**Supplied material**

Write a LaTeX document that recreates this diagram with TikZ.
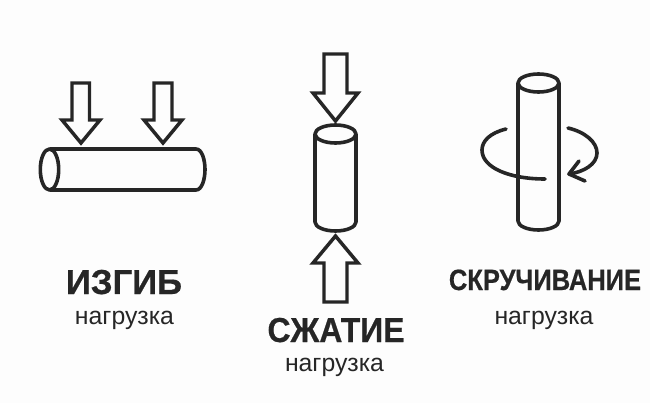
\documentclass[tikz,border=0pt]{standalone}
\usepackage{graphicx}
\usepackage{fontspec}
\setmainfont[BoldFeatures={FakeBold=0.6}]{Liberation Sans}
\definecolor{ink}{HTML}{262626}
\definecolor{paper}{HTML}{FDFDFD}
\tikzset{
  shape line/.style={draw=ink,line width=2.6pt,line join=miter,fill=none},
  thin shape/.style={draw=ink,line width=2.7pt,line join=round},
  title/.style={anchor=base,text=ink,inner sep=0pt,font=\fontsize{#1}{#1}\selectfont\bfseries},
  sub/.style={anchor=base,text=ink,inner sep=0pt,font=\fontsize{18.6}{18.6}\selectfont},
}
\begin{document}
\begin{tikzpicture}[x=0.75pt,y=-0.75pt]
\useasboundingbox (0,0) rectangle (650,403);
\fill[paper] (0,0) rectangle (650,403);
% bending
\draw[thin shape] (49.5,149) -- (196,149) .. controls (202,149) and (205,160) .. (205,169.5) .. controls (205,179) and (202,190) .. (196,190) -- (49.5,190);
\draw[thin shape] (49.5,169.5) ellipse [x radius=9.2,y radius=20.5];
\draw[shape line] (72,83) -- (89.5,83) -- (89.5,120) -- (100,120) -- (81,143) -- (62,120) -- (72,120) -- cycle;
\draw[shape line] (154,83) -- (172,83) -- (172,120) -- (182,120) -- (163,143) -- (144,120) -- (154,120) -- cycle;
% compression
\draw[shape line] (324,54) -- (347,54) -- (347,93) -- (358,93) -- (335.5,121) -- (313,93) -- (324,93) -- cycle;
\draw[shape line] (324,302) -- (347,302) -- (347,263) -- (358,263) -- (335.5,236) -- (313,263) -- (324,263) -- cycle;
\draw[thin shape] (335.5,134) ellipse [x radius=20.5,y radius=9];
\draw[thin shape] (315,134) -- (315,222) arc [start angle=180,end angle=360,x radius=20.5,y radius=-9] -- (356,134);
% torsion
\draw[thin shape] (538.5,83) ellipse [x radius=20.5,y radius=9];
\draw[thin shape] (518,83) -- (518,221) arc [start angle=180,end angle=360,x radius=20.5,y radius=-9] -- (559,83);
\draw[thin shape,line cap=round] (506,129) .. controls (490,133) and (482,141) .. (482,150) .. controls (482,168) and (510,179) .. (545,179);
\draw[thin shape,line cap=round] (568,128) .. controls (585,132) and (597,142) .. (597,153) .. controls (597,164) and (584,172) .. (569,174);
\draw[thin shape,line cap=round] (579,161) -- (569,174) -- (585,181);
% labels
\node[title=26] (t1) at (124,294) {\scalebox{1}[1]{ИЗГИБ}};
\node[sub] (s1) at (124.5,324) {нагрузка};
\node[title=26] (t2) at (336,342) {\scalebox{0.92}[1]{СЖАТИЕ}};
\node[sub] (s2) at (334.5,371) {нагрузка};
\node[title=22] (t3) at (545,290) {\scalebox{0.87}[1]{СКРУЧИВАНИЕ}};
\node[sub] (s3) at (544,324) {нагрузка};
\end{tikzpicture}
\end{document}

**Exercise objective**
Leave out all pictures, then copy the remaining material exactly.

**Exercise answer**
Write a LaTeX document that recreates this diagram with TikZ.
\documentclass[tikz,border=0pt]{standalone}
\usepackage{graphicx}
\usepackage{fontspec}
\setmainfont[BoldFeatures={FakeBold=0.6}]{Liberation Sans}
\definecolor{ink}{HTML}{262626}
\definecolor{paper}{HTML}{FDFDFD}
\tikzset{
  shape line/.style={draw=ink,line width=2.6pt,line join=miter,fill=none},
  thin shape/.style={draw=ink,line width=2.7pt,line join=round},
  title/.style={anchor=base,text=ink,inner sep=0pt,font=\fontsize{#1}{#1}\selectfont\bfseries},
  sub/.style={anchor=base,text=ink,inner sep=0pt,font=\fontsize{18.6}{18.6}\selectfont},
}
\begin{document}
\begin{tikzpicture}[x=0.75pt,y=-0.75pt]
\useasboundingbox (0,0) rectangle (650,403);
\fill[paper] (0,0) rectangle (650,403);
% bending
\draw[thin shape] (49.5,149) -- (196,149) .. controls (202,149) and (205,160) .. (205,169.5) .. controls (205,179) and (202,190) .. (196,190) -- (49.5,190);
\draw[thin shape] (49.5,169.5) ellipse [x radius=9.2,y radius=20.5];
\draw[shape line] (72,83) -- (89.5,83) -- (89.5,120) -- (100,120) -- (81,143) -- (62,120) -- (72,120) -- cycle;
\draw[shape line] (154,83) -- (172,83) -- (172,120) -- (182,120) -- (163,143) -- (144,120) -- (154,120) -- cycle;
% compression
\draw[shape line] (324,54) -- (347,54) -- (347,93) -- (358,93) -- (335.5,121) -- (313,93) -- (324,93) -- cycle;
\draw[shape line] (324,302) -- (347,302) -- (347,263) -- (358,263) -- (335.5,236) -- (313,263) -- (324,263) -- cycle;
\draw[thin shape] (335.5,134) ellipse [x radius=20.5,y radius=9];
\draw[thin shape] (315,134) -- (315,222) arc [start angle=180,end angle=360,x radius=20.5,y radius=-9] -- (356,134);
% torsion
\draw[thin shape] (538.5,83) ellipse [x radius=20.5,y radius=9];
\draw[thin shape] (518,83) -- (518,221) arc [start angle=180,end angle=360,x radius=20.5,y radius=-9] -- (559,83);
\draw[thin shape,line cap=round] (506,129) .. controls (490,133) and (482,141) .. (482,150) .. controls (482,168) and (510,179) .. (545,179);
\draw[thin shape,line cap=round] (568,128) .. controls (585,132) and (597,142) .. (597,153) .. controls (597,164) and (584,172) .. (569,174);
\draw[thin shape,line cap=round] (579,161) -- (569,174) -- (585,181);
% labels
\node[title=26] (t1) at (124,294) {\scalebox{1}[1]{ИЗГИБ}};
\node[sub] (s1) at (124.5,324) {нагрузка};
\node[title=26] (t2) at (336,342) {\scalebox{0.92}[1]{СЖАТИЕ}};
\node[sub] (s2) at (334.5,371) {нагрузка};
\node[title=22] (t3) at (545,290) {\scalebox{0.87}[1]{СКРУЧИВАНИЕ}};
\node[sub] (s3) at (544,324) {нагрузка};
\end{tikzpicture}
\end{document}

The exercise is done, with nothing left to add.